EXERCISE REQUIREMENTS: Find the lines containing "this" and say how many there are, with no other words.
[Begin LISTED RECORDS]
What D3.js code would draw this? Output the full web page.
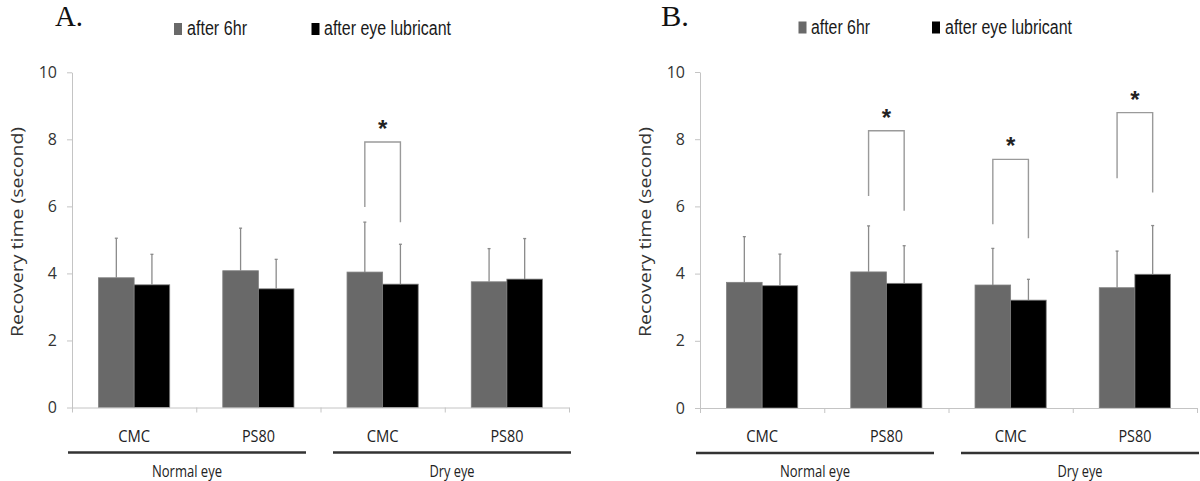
<!DOCTYPE html>
<html><head><meta charset="utf-8">
<script src="https://cdn.jsdelivr.net/npm/d3@7"></script>
<style>body{margin:0;background:#fff}svg{display:block}</style>
</head><body><svg id="c" width="1200" height="481"></svg>
<script>
const categories = ["CMC","PS80","CMC","PS80"];
const groups = ["Normal eye","Dry eye"];
const seriesNames = ["after 6hr","after eye lubricant"];
const seriesColors = ["#696969","#000000"];
const yTicks = [0,2,4,6,8,10];

const A_after6hr    = [3.87,4.08,4.04,3.75];
const A_after6hrSD  = [1.18,1.27,1.49,0.99];
const A_lubricant   = [3.66,3.54,3.68,3.83];
const A_lubricantSD = [0.91,0.88,1.19,1.21];
const A_sigCat   = [2];
const A_sigTop   = [7.92];
const A_sigLeft  = [5.98];
const A_sigRight = [5.53];

const B_after6hr    = [3.74,4.05,3.66,3.58];
const B_after6hrSD  = [1.36,1.37,1.09,1.09];
const B_lubricant   = [3.64,3.71,3.21,3.98];
const B_lubricantSD = [0.94,1.12,0.62,1.45];
const B_sigCat   = [1,2,3];
const B_sigTop   = [8.25,7.40,8.79];
const B_sigLeft  = [6.31,5.47,6.84];
const B_sigRight = [5.87,5.05,6.41];

const svg = d3.select("#c");
const AX = "#c4c4c4";

function panel(o){
  const g = svg.append("g");
  const y = d3.scaleLinear().domain([0,10]).range([o.yb,o.yt]);
  const x = d3.scaleBand().domain(d3.range(categories.length)).range([o.xl,o.xr])
    .paddingInner(0.427).paddingOuter(0.2135);
  const xs = d3.scaleBand().domain([0,1]).range([0,x.bandwidth()]);
  const xl = d3.scaleLinear().domain([0,categories.length]).range([o.xl,o.xr]);

  // title
  g.append("text").attr("x",o.titleX).attr("y",26).text(o.title)
    .attr("font-family","'Liberation Serif','DejaVu Serif',serif").attr("font-size",29)
    .attr("textLength",28).attr("lengthAdjust","spacingAndGlyphs").attr("fill","#111");

  // legend
  o.legend.forEach((L,i)=>{
    g.append("rect").attr("x",L.sx).attr("y",o.legY-12).attr("width",8).attr("height",12)
      .attr("fill",seriesColors[i]);
    g.append("text").attr("x",L.tx).attr("y",o.legY).text(seriesNames[i])
      .attr("font-family","'Liberation Sans Narrow','Liberation Sans',Arial,sans-serif")
      .attr("font-size",20).attr("textLength",L.w).attr("lengthAdjust","spacingAndGlyphs").attr("fill","#1a1a1a");
  });

  // y axis
  const ya = g.append("g").attr("transform",`translate(${o.xl},0)`)
    .call(d3.axisLeft(y).tickValues(yTicks).tickSize(5).tickPadding(10).tickSizeOuter(0));
  ya.select(".domain").attr("stroke",AX);
  ya.selectAll(".tick line").attr("stroke",AX);
  ya.selectAll("text").attr("font-family","'Open Sans',sans-serif").attr("font-size",16).attr("fill","#333");

  // y label
  g.append("text").attr("transform",`translate(${o.xl-49},${(o.yb+o.yt)/2-8}) rotate(-90)`)
    .attr("text-anchor","middle").text("Recovery time (second)")
    .attr("font-family","'Open Sans',sans-serif").attr("font-size",16).attr("fill","#333")
    .attr("textLength",210).attr("lengthAdjust","spacingAndGlyphs");

  // bars
  const series = [o.s1,o.s2], sds = [o.e1,o.e2];
  series.forEach((vals,s)=>{
    g.selectAll(null).data(vals).enter().append("rect")
      .attr("x",(d,i)=>x(i)+xs(s)).attr("y",d=>y(d))
      .attr("width",xs.bandwidth()).attr("height",d=>y(0)-y(d))
      .attr("fill",seriesColors[s]).attr("stroke","#808080").attr("stroke-width",0.8);
  });
  // error bars
  series.forEach((vals,s)=>{
    vals.forEach((v,i)=>{
      const cx = x(i)+xs(s)+xs.bandwidth()/2;
      g.append("line").attr("x1",cx).attr("x2",cx).attr("y1",y(v)).attr("y2",y(v+sds[s][i]))
        .attr("stroke","#8a8a8a").attr("stroke-width",1.3);
      g.append("line").attr("x1",cx-1.5).attr("x2",cx+1.5).attr("y1",y(v+sds[s][i])).attr("y2",y(v+sds[s][i]))
        .attr("stroke","#8a8a8a").attr("stroke-width",1.3);
    });
  });

  // x axis
  const xa = g.append("g").attr("transform",`translate(0,${o.yb})`)
    .call(d3.axisBottom(xl).tickValues(d3.range(categories.length+1)).tickFormat("").tickSize(5).tickSizeOuter(0));
  xa.select(".domain").attr("stroke",AX);
  xa.selectAll(".tick line").attr("stroke",AX);

  // significance brackets
  o.sigCat.forEach((c,k)=>{
    const x0 = x(c)+xs(0)+xs.bandwidth()/2, x1 = x(c)+xs(1)+xs.bandwidth()/2;
    g.append("path").attr("d",`M${x0},${y(o.sigLeft[k])}V${y(o.sigTop[k])}H${x1}V${y(o.sigRight[k])}`)
      .attr("fill","none").attr("stroke","#9a9a9a").attr("stroke-width",1.4);
    g.append("text").attr("x",(x0+x1)/2).attr("y",y(o.sigTop[k])-5).attr("text-anchor","middle").text("*")
      .attr("font-family","'Liberation Sans',Arial,sans-serif").attr("font-weight","bold").attr("font-size",24).attr("fill","#222");
  });

  // category labels
  categories.forEach((c,i)=>{
    g.append("text").attr("x",x(i)+x.bandwidth()/2).attr("y",o.yb+34).attr("text-anchor","middle").text(c)
      .attr("font-family","'Open Sans',sans-serif").attr("font-size",17).attr("fill","#222")
      .attr("textLength",c==="CMC"?32:33).attr("lengthAdjust","spacingAndGlyphs");
  });

  // group lines and labels
  groups.forEach((gr,j)=>{
    const a = j===0 ? xl(0)-4 : xl(2)+12.5;
    const b = j===0 ? xl(2)-14.5 : xl(4)+2;
    g.append("line").attr("x1",a).attr("x2",b).attr("y1",o.yb+45).attr("y2",o.yb+45)
      .attr("stroke","#333").attr("stroke-width",2.5);
    g.append("text").attr("x",(a+b)/2).attr("y",o.yb+69).attr("text-anchor","middle").text(gr)
      .attr("font-family","'Open Sans',sans-serif").attr("font-size",16).attr("fill","#222")
      .attr("textLength",j===0?70:45).attr("lengthAdjust","spacingAndGlyphs");
  });
}

panel({xl:72,xr:569,yb:407.5,yt:72.3,title:"A.",titleX:55,legY:35,
  legend:[{sx:174,tx:187,w:60},{sx:311.5,tx:324,w:127}],
  s1:A_after6hr,e1:A_after6hrSD,s2:A_lubricant,e2:A_lubricantSD,
  sigCat:A_sigCat,sigTop:A_sigTop,sigLeft:A_sigLeft,sigRight:A_sigRight});

panel({xl:700,xr:1197,yb:408,yt:72,title:"B.",titleX:661,legY:33.5,
  legend:[{sx:798.5,tx:811,w:59},{sx:932,tx:945,w:127}],
  s1:B_after6hr,e1:B_after6hrSD,s2:B_lubricant,e2:B_lubricantSD,
  sigCat:B_sigCat,sigTop:B_sigTop,sigLeft:B_sigLeft,sigRight:B_sigRight});
</script></body></html>
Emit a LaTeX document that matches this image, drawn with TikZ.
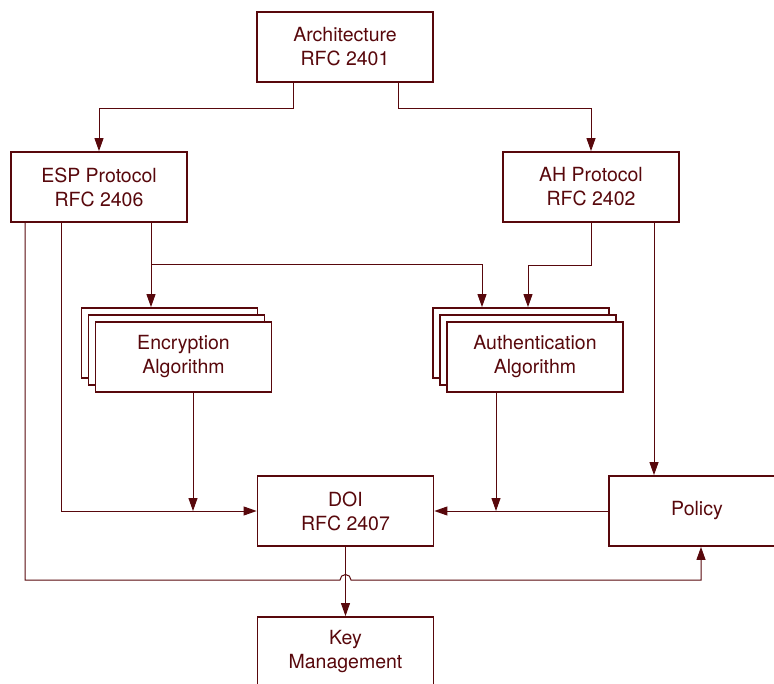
[End LISTED RECORDS]
FULL ANSWER: 2